The survey found that in some rural areas less than half of residents have basic services such as electricity. The gap between services in rural and urbanized areas ranges up to 90 per cent in some cases, for example for piped water in Zimbabwe.
“The data reflects the precarious situation that many Africans are in,” says Romaric Samson, co-author of the report.
“This is more than an inconvenience — kids get sick and die when there’s not enough clean water to wash with and there’s no safe disposal of sewage.
“And without lights to study in the evening, or no way to connect to the outside world — except your cell phone — your opportunities for education and success are limited.”
There are also big differences between provisions from country to country.
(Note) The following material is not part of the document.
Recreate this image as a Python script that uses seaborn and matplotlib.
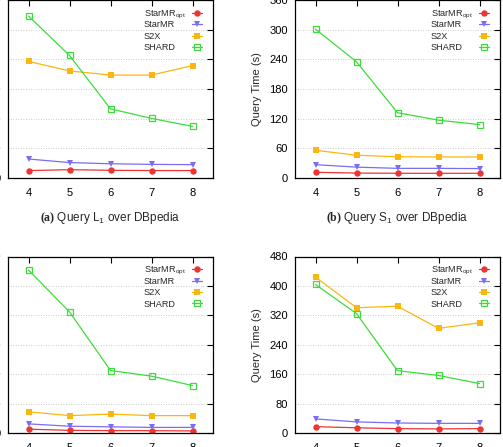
import matplotlib
matplotlib.use("Agg")
import matplotlib.pyplot as plt
from matplotlib.transforms import Bbox
import seaborn as sns
import pandas as pd

# ---- data ----
workers = [4, 5, 6, 7, 8]
series = ["StarMR$_{\\rm opt}$", "StarMR", "S2X", "SHARD"]

# (a) Query L1 over DBpedia (axis labels cropped in reference; scale estimated)
a_starmr_opt = [25, 28, 26, 25, 25]
a_starmr = [64, 52, 48, 46, 45]
a_s2x = [393, 361, 347, 347, 379]
a_shard = [546, 413, 233, 201, 174]

# (b) Query S1 over DBpedia
b_starmr_opt = [11.5, 10, 9.5, 9.5, 9.5]
b_starmr = [27, 22, 19.5, 19.5, 19]
b_s2x = [56, 46, 43, 42.5, 42.5]
b_shard = [301, 235, 132, 117, 108]

# (c) left-bottom panel (axis labels cropped; scale estimated)
c_starmr_opt = [14, 10, 9, 9, 8]
c_starmr = [32, 24, 22, 20, 20]
c_s2x = [73, 60, 65, 60, 60]
c_shard = [554, 412, 213, 194, 162]

# (d) right-bottom panel
d_starmr_opt = [18, 15, 12.6, 12, 12.6]
d_starmr = [39, 31, 28, 27, 27]
d_s2x = [424, 341, 345, 285, 300]
d_shard = [404, 325, 170, 157, 135]

captions = [r"$\mathbf{(a)}$ Query L$_1$ over DBpedia",
            r"$\mathbf{(b)}$ Query S$_1$ over DBpedia"]

sns.set_theme(style="white")
plt.rcParams["font.family"] = ["Liberation Sans", "DejaVu Sans"]
plt.rcParams["mathtext.fontset"] = "custom"
plt.rcParams["mathtext.rm"] = "Liberation Sans"
plt.rcParams["mathtext.it"] = "Liberation Sans:italic"
plt.rcParams["mathtext.bf"] = "Liberation Serif:bold"

colors = ["#ee3333", "#7b6cf2", "#fbb710", "#3ddc3d"]
markers = ["o", "v", "s", "s"]

W, H = 503, 447
fig = plt.figure(figsize=(W / 100, H / 100), dpi=100)


def px_axes(x0, y0, x1, y1):
    return fig.add_axes([x0 / W, 1 - y1 / H, (x1 - x0) / W, (y1 - y0) / H])


panels = [
    (px_axes(8, 0, 213, 178), [a_starmr_opt, a_starmr, a_s2x, a_shard], 600, 100, False),
    (px_axes(295, 0, 500, 178), [b_starmr_opt, b_starmr, b_s2x, b_shard], 360, 60, True),
    (px_axes(8, 256.5, 213, 433.3), [c_starmr_opt, c_starmr, c_s2x, c_shard], 600, 100, False),
    (px_axes(295, 256.5, 500, 433.3), [d_starmr_opt, d_starmr, d_s2x, d_shard], 480, 80, True),
]

legends = []
for ax, vals, ymax, step, show_ylabel in panels:
    for name, v, c, m in zip(series, vals, colors, markers):
        hollow = (name == "SHARD")
        df = pd.DataFrame({"Workers": workers, "Time": v})
        sns.lineplot(data=df, x="Workers", y="Time", ax=ax, color=c, lw=0.9,
                     marker=m, markersize=4.6 if not hollow else 5.0,
                     markerfacecolor="none" if hollow else c,
                     markeredgecolor=c, markeredgewidth=0.9 if hollow else 0,
                     label=name)
    ax.set_xlim(3.5, 8.5)
    ax.set_ylim(0, ymax)
    ax.set_xticks(workers)
    ax.set_yticks(list(range(0, ymax + 1, step)))
    ax.grid(axis="y", color="#bbbbbb", linestyle=(0, (1, 2)), linewidth=0.6)
    ax.grid(axis="x", visible=False)
    ax.tick_params(axis="both", direction="in", length=4, width=0.8,
                   top=True, right=True, labelsize=8, colors="black")
    ax.tick_params(axis="x", pad=7)
    ax.tick_params(axis="y", pad=5)
    for s in ax.spines.values():
        s.set_color("black")
        s.set_linewidth(0.9)
    ax.set_xlabel("")
    if show_ylabel:
        ax.set_ylabel("Query Time (s)", fontsize=8, labelpad=5.5)
    else:
        ax.set_ylabel("")
    leg = ax.legend(loc="upper right", bbox_to_anchor=(0.946, 0.949), frameon=False,
                    markerfirst=False, fontsize=6.6, handlelength=1.1,
                    handletextpad=0.7, labelspacing=0.26, borderaxespad=0.0,
                    borderpad=0.0)
    legends.append(leg)

# captions under the top panels
fig.text((8 + 213) / 2 / W, 1 - 221 / H, captions[0], ha="center", va="baseline", fontsize=8.5)
fig.text((295 + 500) / 2 / W, 1 - 221 / H, captions[1], ha="center", va="baseline", fontsize=8.5)

# gnuplot-like legend: left-aligned labels, samples on the right, even row pitch
fig.canvas.draw()
renderer = fig.canvas.get_renderer()
for leg in legends:
    col = leg._legend_handle_box.get_children()[0]
    rows = col.get_children()
    tareas = [r.get_children()[0] for r in rows]
    widths = [t._text.get_window_extent(renderer).width for t in tareas]
    maxw = max(widths)
    for r, w in zip(rows, widths):
        r.sep = r.sep + (maxw - w) * 72.0 / fig.dpi
    ref_ta = tareas[1]

    def fixed_bbox(renderer, _orig=tareas[0].get_bbox, _ref=ref_ta.get_bbox):
        b = _orig(renderer)
        rb = _ref(renderer)
        return Bbox.from_bounds(b.x0, rb.y0, b.width, rb.height)

    tareas[0].get_bbox = fixed_bbox

fig.savefig("out.png", dpi=100)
In Mauritius and Egypt access to the electricity grid and piped water are universal, whereas only 17% of Burundians live in zones with an electric grid, and only 17% of Liberians have access to piped water.
North Africa has the best availability of essentials services, while East Africa has the worst.
“Things have improved slightly over the past decade, but that progress has generally been slow, and large parts of the population are still left out, especially in rural areas. With the exception, once again, of cell phones,” says Mitullah.
Analyzing data from 18 countries, Afrobarometer plotted the progress of the availability of essential services since 2005.
The most significant increase was in cell phone services (23%), but road infrastructure (16%) and access to water and electricity also registered a tangible increase (14%). Of all the basic services, sewerage systems progressed the least: just 8% in 10 years.
“There’s only one way this data can change things, and that’s if people use it to make good decisions,” Mitullah continues.
“If you see that in Liberia, four out of five people don’t have access to piped water, that’s a fact that’s hard to ignore.
“Or if you see that in rural areas in Burundi, Malawi, Niger, Sierra Leone, and Tanzania, 0% – that’s zero percent! — of the population has access to a sewage system, that raises a question, doesn’t it? What are you going to do about it?
“We put that information out there. If governments use it to make decisions about spending priorities, or development partners use it to plan their programs, or activists use it to force the other two to use it, then it becomes powerful.
“Then it can change how people live, how they work, how they feed their families, and what kind of future their kids can aspire to.”